Use of this tool does not require knowledge of any mark-up code (thus, no TEI for instance). While the tool was developed primarily with Tibetan texts in mind, it is equally usable for texts in Chinese, and potentially in other languages as well. The tool is a web-based app, and the code will be published in open access. We expect to launch the tool by early 2023. Upon its launch, we invite fellow scholars to contact us to open user accounts.

b. Automated alignment of texts in Chinese and Tibetan

The team has developed a procedure for the automatic (i.e. computer-generated) alignment of highly-similar sequences of text in Chinese and Tibetan translations of Buddhist sūtra literature. Aside from the linguistic interest such a task entails, the development of a practical way to align translations will save researchers endless hours spent trying to locate parallel passages. It may also act as a cross-lingual "shared text detector," that is, allow the location of similar materials even though they are in a different language.

The procedure is described in:

Felbur, R., Meelen, M., & Vierthaler, P. (2022). Crosslinguistic Semantic Textual Similarity of Buddhist Chinese and Classical Tibetan. Journal of Open Humanities Data, 8, 23. DOI:

In our procedure, our first step is to create a cross-lingual embedding space by tak-ing the cosine similarity of average sequence vectors for Chinese and Tibetan. This allows us then to produce unsupervised similar cross-linguistic parallel alignments at word, sentence, and paragraph level. Our procedure is independent of sentence punctuation and based entirely on semantic value. Our initial results, as reported in the article and illustrated with numerous concrete examples, show that our method lays a solid foundation for the future development of a fully-fledged Information Re-trieval tool for Chinese and Tibetan, as well as potentially for other low-resource his-torical languages.

The team welcomes interest from those who might want to work together to realize a practical instantiation of this design.

c. Bibliographic database

As long as 30 years ago the PI prepared a bibliography of the MRK collection as a text file. On this basis, Paul Vierthaler, in coordination with Rafal Felbur, developed an online bibliographic database in which all 49 texts of the collection are recorded, and all relevant information about sources, translations, studies and so on is pre-sented for each text. (An exception applies to the Larger Sukhāvatīvyūha and the Śrīmālādevisiṁhanāda, texts which are of extreme importance in East Asia and which consequently have a massive bibliography, which we could not encompass in full.)

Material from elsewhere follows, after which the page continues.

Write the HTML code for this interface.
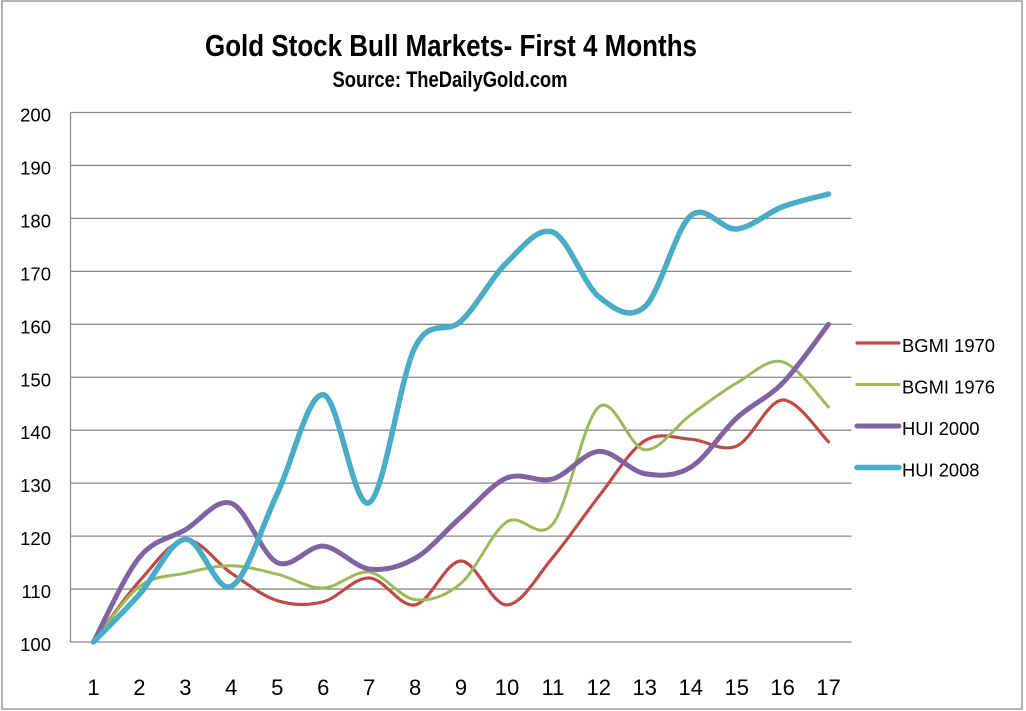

The team hopes and expects that users will contribute to the expansion and correction of the database going forward.

Studies of MRK Texts and Related Topics

Each team member has engaged in one or more projects centered around the MRK collection, including producing text editions and studying the historical environment of the preparation of the collection in China.

All editions include English translations as well as studies.

Our team has established an Open Access book series with Brill Academic Publishers, the Buddhist Open Philology Project series. Among volumes in preparation are two dedicated to “Ratnakūṭa Studies.” These will include an edition, in Chinese and Tibetan, of the Gaṅgottarāparipṛcchā, an edition (Chinese) of the Shi’er toutuo jing (Twelve dhutas sūtra), a Chinese composition based in part on the Ratnarāśi, a study of quotations of Mahāratnakūṭa scriptures in Indian anthologies (the Śikṣāsamuccaya, Sūtrasamuccaya and Mahāsūtrasamuccaya), the edition of the Siṁhaparipṛcchā, and other studies. These volumes will appear in 2023.